Ou seja, assimetria de poder responde ao grave problema da desigualdade de renda. Vem daí resposta ao que país é este? “País dos privilégios – Volume 1: Os novos e velhos donos do poder” (Ed. Companhia das letras, 2024). O autor, Bruno Carazza, de sólida formação intelectual, mestre em economia, doutor em Direito, professor, servidor público licenciado, colunista do Valor Econômico, produziu (este é o primeiro de três volumes) uma obra desafiadora.

Não se trata de peça acusatória com ranços moralistas. Se assim fosse, não passaria da primeira página. O livro resulta de um mergulho na sociologia política e na pesquisa histórica tendo como bússola a obra seminal de Raymundo Faoro (Os donos do poder: Formação do patronato político) com a responsabilidade do jornalista que, diariamente, escreve o rascunho da história.

O longínquo patrimonialismo descende da Casa de Avis, sob o reinado de D. João I, 1385. Por aqui deitou profundas raízes de onde brotaram vícios da política de clientela, do corporativismo e da relação promiscua entre o público e o privado.
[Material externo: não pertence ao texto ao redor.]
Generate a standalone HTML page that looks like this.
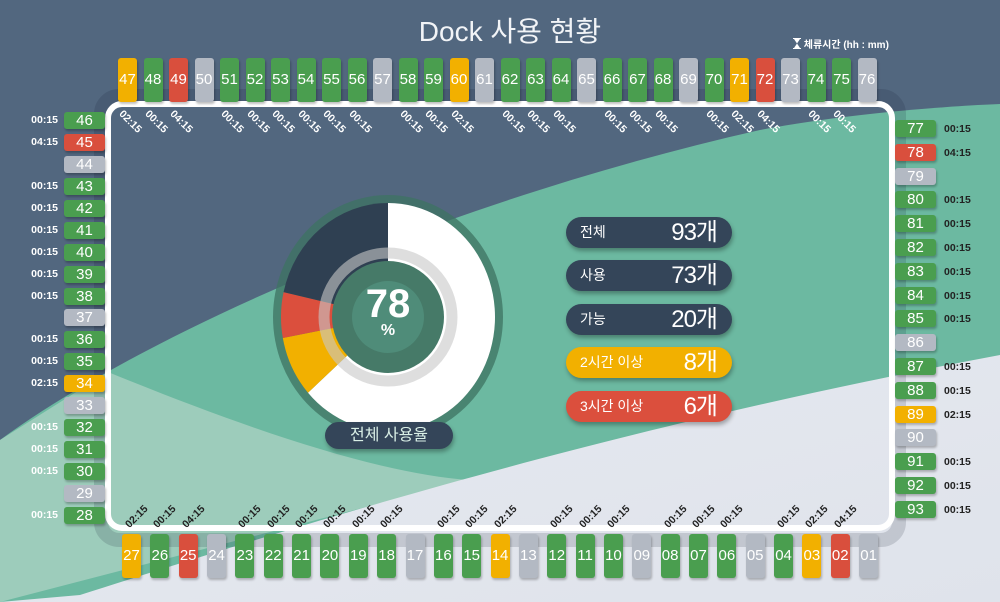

Formado o grupo social do “estamento” aristocrático/burocrático, pactuado com capitalismo de compadrio – a minoria que pode mais – fundaram-se privilégios (a etimologia define como lex privata) e sob formas criativas do nosso léxico: mordomias, penduricalhos, jabutis, boquinhas, e formas tradicionais: subsídios, isenções, reservas de mercados, anistias fiscais (Refis) e por aí vai.

Sai ano, entra ano, o Brasil não se emenda; requer se remenda. E realiza a profecia de Frei Vicente do Salvador, o Heródoto Brasileiro, dita em 1627: “nenhum homem nesta terra é republico. Nela zela ou trata o bem comum, senão do particular”.